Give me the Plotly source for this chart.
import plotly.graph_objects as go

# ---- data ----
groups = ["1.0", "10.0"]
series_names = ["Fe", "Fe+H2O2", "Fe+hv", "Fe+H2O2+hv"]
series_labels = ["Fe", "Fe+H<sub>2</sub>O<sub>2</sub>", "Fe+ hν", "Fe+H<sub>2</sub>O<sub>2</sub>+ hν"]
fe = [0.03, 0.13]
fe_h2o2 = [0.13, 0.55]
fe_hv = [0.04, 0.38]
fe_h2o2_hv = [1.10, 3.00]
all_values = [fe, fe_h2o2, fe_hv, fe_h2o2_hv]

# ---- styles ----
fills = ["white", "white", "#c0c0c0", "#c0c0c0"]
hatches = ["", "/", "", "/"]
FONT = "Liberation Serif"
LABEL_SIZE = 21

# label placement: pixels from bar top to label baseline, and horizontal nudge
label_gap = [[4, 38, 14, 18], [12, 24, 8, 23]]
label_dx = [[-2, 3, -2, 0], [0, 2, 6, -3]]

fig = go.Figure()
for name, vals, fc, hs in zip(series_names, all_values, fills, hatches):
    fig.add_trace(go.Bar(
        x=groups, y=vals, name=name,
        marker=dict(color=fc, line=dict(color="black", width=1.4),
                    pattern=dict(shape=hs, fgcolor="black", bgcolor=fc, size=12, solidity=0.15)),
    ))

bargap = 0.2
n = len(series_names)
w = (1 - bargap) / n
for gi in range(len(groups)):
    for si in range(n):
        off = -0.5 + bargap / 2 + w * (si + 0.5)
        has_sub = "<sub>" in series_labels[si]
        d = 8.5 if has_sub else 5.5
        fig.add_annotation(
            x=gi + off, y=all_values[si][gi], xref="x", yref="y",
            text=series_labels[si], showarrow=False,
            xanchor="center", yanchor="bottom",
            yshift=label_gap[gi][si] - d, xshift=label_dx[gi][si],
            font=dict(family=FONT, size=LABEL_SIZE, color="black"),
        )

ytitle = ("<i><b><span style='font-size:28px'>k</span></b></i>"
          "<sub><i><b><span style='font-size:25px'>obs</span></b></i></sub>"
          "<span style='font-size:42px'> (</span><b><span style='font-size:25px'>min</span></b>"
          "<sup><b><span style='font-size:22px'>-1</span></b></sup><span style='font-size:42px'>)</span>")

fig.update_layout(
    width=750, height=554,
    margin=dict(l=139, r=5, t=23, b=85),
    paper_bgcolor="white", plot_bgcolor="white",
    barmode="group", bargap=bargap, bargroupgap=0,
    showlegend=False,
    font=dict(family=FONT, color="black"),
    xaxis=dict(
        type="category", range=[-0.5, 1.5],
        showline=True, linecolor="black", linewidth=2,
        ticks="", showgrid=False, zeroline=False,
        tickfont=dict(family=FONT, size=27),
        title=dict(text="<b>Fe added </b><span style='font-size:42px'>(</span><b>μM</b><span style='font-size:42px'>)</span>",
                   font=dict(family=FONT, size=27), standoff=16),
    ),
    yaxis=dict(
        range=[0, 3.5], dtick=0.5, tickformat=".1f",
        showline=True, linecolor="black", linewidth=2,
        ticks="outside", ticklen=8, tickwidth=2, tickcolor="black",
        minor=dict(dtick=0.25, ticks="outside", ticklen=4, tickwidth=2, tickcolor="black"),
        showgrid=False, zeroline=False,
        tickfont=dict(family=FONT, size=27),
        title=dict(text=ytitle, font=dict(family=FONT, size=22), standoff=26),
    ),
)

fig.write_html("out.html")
###
*Instructions to follow*:
Go through the listing and print each line exactly as it appears.

*Solution to the problem*:
Give me the Plotly source for this chart.
import plotly.graph_objects as go

# ---- data ----
groups = ["1.0", "10.0"]
series_names = ["Fe", "Fe+H2O2", "Fe+hv", "Fe+H2O2+hv"]
series_labels = ["Fe", "Fe+H<sub>2</sub>O<sub>2</sub>", "Fe+ hν", "Fe+H<sub>2</sub>O<sub>2</sub>+ hν"]
fe = [0.03, 0.13]
fe_h2o2 = [0.13, 0.55]
fe_hv = [0.04, 0.38]
fe_h2o2_hv = [1.10, 3.00]
all_values = [fe, fe_h2o2, fe_hv, fe_h2o2_hv]

# ---- styles ----
fills = ["white", "white", "#c0c0c0", "#c0c0c0"]
hatches = ["", "/", "", "/"]
FONT = "Liberation Serif"
LABEL_SIZE = 21

# label placement: pixels from bar top to label baseline, and horizontal nudge
label_gap = [[4, 38, 14, 18], [12, 24, 8, 23]]
label_dx = [[-2, 3, -2, 0], [0, 2, 6, -3]]

fig = go.Figure()
for name, vals, fc, hs in zip(series_names, all_values, fills, hatches):
    fig.add_trace(go.Bar(
        x=groups, y=vals, name=name,
        marker=dict(color=fc, line=dict(color="black", width=1.4),
                    pattern=dict(shape=hs, fgcolor="black", bgcolor=fc, size=12, solidity=0.15)),
    ))

bargap = 0.2
n = len(series_names)
w = (1 - bargap) / n
for gi in range(len(groups)):
    for si in range(n):
        off = -0.5 + bargap / 2 + w * (si + 0.5)
        has_sub = "<sub>" in series_labels[si]
        d = 8.5 if has_sub else 5.5
        fig.add_annotation(
            x=gi + off, y=all_values[si][gi], xref="x", yref="y",
            text=series_labels[si], showarrow=False,
            xanchor="center", yanchor="bottom",
            yshift=label_gap[gi][si] - d, xshift=label_dx[gi][si],
            font=dict(family=FONT, size=LABEL_SIZE, color="black"),
        )

ytitle = ("<i><b><span style='font-size:28px'>k</span></b></i>"
          "<sub><i><b><span style='font-size:25px'>obs</span></b></i></sub>"
          "<span style='font-size:42px'> (</span><b><span style='font-size:25px'>min</span></b>"
          "<sup><b><span style='font-size:22px'>-1</span></b></sup><span style='font-size:42px'>)</span>")

fig.update_layout(
    width=750, height=554,
    margin=dict(l=139, r=5, t=23, b=85),
    paper_bgcolor="white", plot_bgcolor="white",
    barmode="group", bargap=bargap, bargroupgap=0,
    showlegend=False,
    font=dict(family=FONT, color="black"),
    xaxis=dict(
        type="category", range=[-0.5, 1.5],
        showline=True, linecolor="black", linewidth=2,
        ticks="", showgrid=False, zeroline=False,
        tickfont=dict(family=FONT, size=27),
        title=dict(text="<b>Fe added </b><span style='font-size:42px'>(</span><b>μM</b><span style='font-size:42px'>)</span>",
                   font=dict(family=FONT, size=27), standoff=16),
    ),
    yaxis=dict(
        range=[0, 3.5], dtick=0.5, tickformat=".1f",
        showline=True, linecolor="black", linewidth=2,
        ticks="outside", ticklen=8, tickwidth=2, tickcolor="black",
        minor=dict(dtick=0.25, ticks="outside", ticklen=4, tickwidth=2, tickcolor="black"),
        showgrid=False, zeroline=False,
        tickfont=dict(family=FONT, size=27),
        title=dict(text=ytitle, font=dict(family=FONT, size=22), standoff=26),
    ),
)

fig.write_html("out.html")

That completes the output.